Reproduce every line of the material below, but drop the pictures.

--- Begin Data shown ---

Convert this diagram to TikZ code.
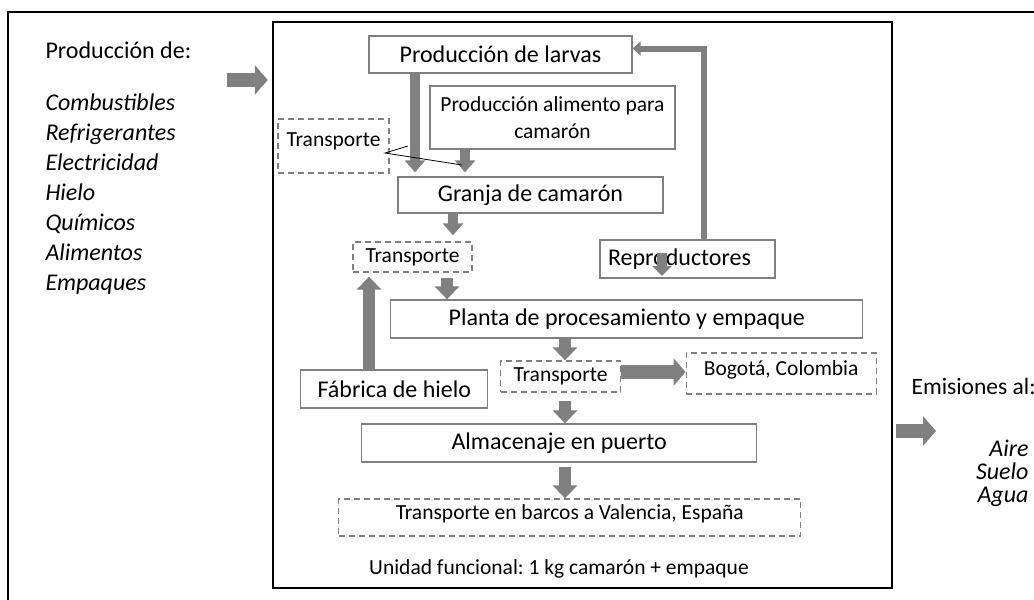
\documentclass[tikz,border=0pt]{standalone}
\usepackage{fontspec}
\setmainfont{Carlito}
\frenchspacing
\usetikzlibrary{arrows.meta}
\definecolor{boxgray}{RGB}{128,128,128}
\definecolor{flowgray}{RGB}{128,128,128}
\tikzset{
  txtbig/.style={font=\fontsize{24}{29}\selectfont},
  txtsmall/.style={font=\fontsize{21.5}{26.5}\selectfont},
  box/.style={draw=boxgray, line width=1.3pt, fill=white, inner sep=0pt, txtbig},
  dbox/.style={box, dash pattern=on 6pt off 4pt, txtsmall},
  flow/.style={draw=flowgray, line width=10pt, -{Triangle[width=20pt,length=12pt]}},
  wideflow/.style={draw=flowgray, line width=12.5pt, -{Triangle[width=24pt,length=13pt]}},
  bigflow/.style={draw=flowgray, line width=14pt, -{Triangle[width=29pt,length=13pt]}},
}
\begin{document}
\begin{tikzpicture}[x=1pt,y=-1pt]
\clip (0,0) rectangle (1034,600);
% frames
\draw[line width=2pt] (8,620) -- (8,12) -- (1050,12);
\node[draw, line width=2.5pt, minimum width=619pt, minimum height=566pt, inner sep=0pt] (sistema) at (582.5,305) {};
% inputs and outputs
\node[txtbig, anchor=base west] (prod) at (42,58) {Producción de:};
\foreach \name [count=\i] in {Combustibles,Refrigerantes,Electricidad,Hielo,Químicos,Alimentos,Empaques}
  \node[font=\fontsize{24}{29}\selectfont\itshape, anchor=base west] (in\i) at (42,80+30*\i) {\name};
\node[font=\fontsize{23.5}{29}\selectfont, anchor=base west] (emis) at (908,394) {Emisiones al:};
\foreach \name [count=\i] in {Aire,Suelo,Agua}
  \node[font=\fontsize{24}{29}\selectfont\itshape, anchor=base east] (out\i) at (1032,433+23*\i) {\name};
% stages
\node[box, minimum width=263pt, minimum height=37pt] (larvas) at (500.5,54.5) {Producción de larvas};
\node[box, txtsmall, align=center, minimum width=245pt, minimum height=63pt] (alimento) at (552.5,117.5) {Producción alimento para\\camarón};
\node[dbox, text depth=12pt, minimum width=111pt, minimum height=54pt] (trA) at (333.5,146) {Transporte};
\node[box, minimum width=265pt, minimum height=36pt] (granja) at (530.5,195) {Granja de camarón};
\node[dbox, minimum width=119pt, minimum height=30pt] (trB) at (412.5,257) {Transporte};
\node[box, text width=159pt, align=left, minimum width=175pt, minimum height=38pt] (repro) at (687.5,259) {Reproductores};
\node[box, minimum width=472pt, minimum height=38pt] (planta) at (626.8,319) {Planta de procesamiento y empaque};
\node[dbox, minimum width=120pt, minimum height=31pt] (trC) at (560.5,376.5) {Transporte};
\node[dbox, text depth=11pt, minimum width=190pt, minimum height=41pt] (bogota) at (781.2,373.5) {Bogotá, Colombia};
\node[box, minimum width=187pt, minimum height=38pt] (hielo) at (394.3,389) {Fábrica de hielo};
\node[box, minimum width=395pt, minimum height=38pt] (almacen) at (559.2,443) {Almacenaje en puerto};
\node[dbox, text depth=10pt, minimum width=462pt, minimum height=37pt] (barcos) at (569.8,517.5) {Transporte en barcos a Valencia, España};
\node[txtsmall] (unidad) at (559,569) {Unidad funcional: 1 kg camarón + empaque};
% columns of the arrows
\coordinate (colA) at (415,0);
\coordinate (colB) at (465,0);
\coordinate (colC) at (453,0);
\coordinate (colD) at (447,0);
\coordinate (colE) at (369,0);
\coordinate (colF) at (565,0);
\coordinate (colR) at (703.5,0);
\coordinate (rowR) at (0,48.5);
\coordinate (rowB) at (0,372);
\coordinate (inL) at (227,80);
\coordinate (outR) at (936,431);
% flows
\draw[bigflow, shorten >=4pt] (inL) -- (sistema.west |- inL);
\draw[bigflow, shorten <=3pt] (sistema.east |- outR) -- (outR);
\draw[flow, shorten >=4pt] (larvas.south -| colA) -- (granja.north -| colA);
\draw[flow, shorten >=4pt] (alimento.south -| colB) -- (granja.north -| colB);
\draw[flow, shorten >=6pt] (granja.south -| colC) -- (trB.north -| colC);
\draw[wideflow, shorten <=5pt] (trB.south -| colD) -- (planta.north -| colD);
\draw[wideflow, shorten >=4pt] (hielo.north -| colE) -- (trB.south -| colE);
\draw[wideflow] (planta.south -| colF) -- (trC.north -| colF);
\draw[draw=flowgray, line width=14pt, -{Triangle[width=27pt,length=12pt]}] (trC.east |- rowB) -- (bogota.west |- rowB);
\draw[wideflow, shorten <=8pt] (trC.south -| colF) -- (almacen.north -| colF);
\draw[wideflow, shorten <=4pt] (almacen.south -| colF) -- (barcos.north -| colF);
\draw[draw=flowgray, line width=6pt, -{Triangle[width=14pt,length=8pt]}] (repro.north -| colR) |- (larvas.east |- rowR);
\coordinate (stubA) at (662,253);
\coordinate (stubB) at (662,276);
\draw[flow, -{Triangle[width=19pt,length=10pt]}] (stubA) -- (stubB);
% thin lines from the first transport
\coordinate (trtip) at (385,153);
\coordinate (tA1) at (408,146);
\coordinate (tA2) at (462,165);
\draw[line width=0.8pt] (tA1) -- (trtip) -- (tA2);
\end{tikzpicture}
\end{document}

--- End Data shown ---

> Correct response
Convert this diagram to TikZ code.
\documentclass[tikz,border=0pt]{standalone}
\usepackage{fontspec}
\setmainfont{Carlito}
\frenchspacing
\usetikzlibrary{arrows.meta}
\definecolor{boxgray}{RGB}{128,128,128}
\definecolor{flowgray}{RGB}{128,128,128}
\tikzset{
  txtbig/.style={font=\fontsize{24}{29}\selectfont},
  txtsmall/.style={font=\fontsize{21.5}{26.5}\selectfont},
  box/.style={draw=boxgray, line width=1.3pt, fill=white, inner sep=0pt, txtbig},
  dbox/.style={box, dash pattern=on 6pt off 4pt, txtsmall},
  flow/.style={draw=flowgray, line width=10pt, -{Triangle[width=20pt,length=12pt]}},
  wideflow/.style={draw=flowgray, line width=12.5pt, -{Triangle[width=24pt,length=13pt]}},
  bigflow/.style={draw=flowgray, line width=14pt, -{Triangle[width=29pt,length=13pt]}},
}
\begin{document}
\begin{tikzpicture}[x=1pt,y=-1pt]
\clip (0,0) rectangle (1034,600);
% frames
\draw[line width=2pt] (8,620) -- (8,12) -- (1050,12);
\node[draw, line width=2.5pt, minimum width=619pt, minimum height=566pt, inner sep=0pt] (sistema) at (582.5,305) {};
% inputs and outputs
\node[txtbig, anchor=base west] (prod) at (42,58) {Producción de:};
\foreach \name [count=\i] in {Combustibles,Refrigerantes,Electricidad,Hielo,Químicos,Alimentos,Empaques}
  \node[font=\fontsize{24}{29}\selectfont\itshape, anchor=base west] (in\i) at (42,80+30*\i) {\name};
\node[font=\fontsize{23.5}{29}\selectfont, anchor=base west] (emis) at (908,394) {Emisiones al:};
\foreach \name [count=\i] in {Aire,Suelo,Agua}
  \node[font=\fontsize{24}{29}\selectfont\itshape, anchor=base east] (out\i) at (1032,433+23*\i) {\name};
% stages
\node[box, minimum width=263pt, minimum height=37pt] (larvas) at (500.5,54.5) {Producción de larvas};
\node[box, txtsmall, align=center, minimum width=245pt, minimum height=63pt] (alimento) at (552.5,117.5) {Producción alimento para\\camarón};
\node[dbox, text depth=12pt, minimum width=111pt, minimum height=54pt] (trA) at (333.5,146) {Transporte};
\node[box, minimum width=265pt, minimum height=36pt] (granja) at (530.5,195) {Granja de camarón};
\node[dbox, minimum width=119pt, minimum height=30pt] (trB) at (412.5,257) {Transporte};
\node[box, text width=159pt, align=left, minimum width=175pt, minimum height=38pt] (repro) at (687.5,259) {Reproductores};
\node[box, minimum width=472pt, minimum height=38pt] (planta) at (626.8,319) {Planta de procesamiento y empaque};
\node[dbox, minimum width=120pt, minimum height=31pt] (trC) at (560.5,376.5) {Transporte};
\node[dbox, text depth=11pt, minimum width=190pt, minimum height=41pt] (bogota) at (781.2,373.5) {Bogotá, Colombia};
\node[box, minimum width=187pt, minimum height=38pt] (hielo) at (394.3,389) {Fábrica de hielo};
\node[box, minimum width=395pt, minimum height=38pt] (almacen) at (559.2,443) {Almacenaje en puerto};
\node[dbox, text depth=10pt, minimum width=462pt, minimum height=37pt] (barcos) at (569.8,517.5) {Transporte en barcos a Valencia, España};
\node[txtsmall] (unidad) at (559,569) {Unidad funcional: 1 kg camarón + empaque};
% columns of the arrows
\coordinate (colA) at (415,0);
\coordinate (colB) at (465,0);
\coordinate (colC) at (453,0);
\coordinate (colD) at (447,0);
\coordinate (colE) at (369,0);
\coordinate (colF) at (565,0);
\coordinate (colR) at (703.5,0);
\coordinate (rowR) at (0,48.5);
\coordinate (rowB) at (0,372);
\coordinate (inL) at (227,80);
\coordinate (outR) at (936,431);
% flows
\draw[bigflow, shorten >=4pt] (inL) -- (sistema.west |- inL);
\draw[bigflow, shorten <=3pt] (sistema.east |- outR) -- (outR);
\draw[flow, shorten >=4pt] (larvas.south -| colA) -- (granja.north -| colA);
\draw[flow, shorten >=4pt] (alimento.south -| colB) -- (granja.north -| colB);
\draw[flow, shorten >=6pt] (granja.south -| colC) -- (trB.north -| colC);
\draw[wideflow, shorten <=5pt] (trB.south -| colD) -- (planta.north -| colD);
\draw[wideflow, shorten >=4pt] (hielo.north -| colE) -- (trB.south -| colE);
\draw[wideflow] (planta.south -| colF) -- (trC.north -| colF);
\draw[draw=flowgray, line width=14pt, -{Triangle[width=27pt,length=12pt]}] (trC.east |- rowB) -- (bogota.west |- rowB);
\draw[wideflow, shorten <=8pt] (trC.south -| colF) -- (almacen.north -| colF);
\draw[wideflow, shorten <=4pt] (almacen.south -| colF) -- (barcos.north -| colF);
\draw[draw=flowgray, line width=6pt, -{Triangle[width=14pt,length=8pt]}] (repro.north -| colR) |- (larvas.east |- rowR);
\coordinate (stubA) at (662,253);
\coordinate (stubB) at (662,276);
\draw[flow, -{Triangle[width=19pt,length=10pt]}] (stubA) -- (stubB);
% thin lines from the first transport
\coordinate (trtip) at (385,153);
\coordinate (tA1) at (408,146);
\coordinate (tA2) at (462,165);
\draw[line width=0.8pt] (tA1) -- (trtip) -- (tA2);
\end{tikzpicture}
\end{document}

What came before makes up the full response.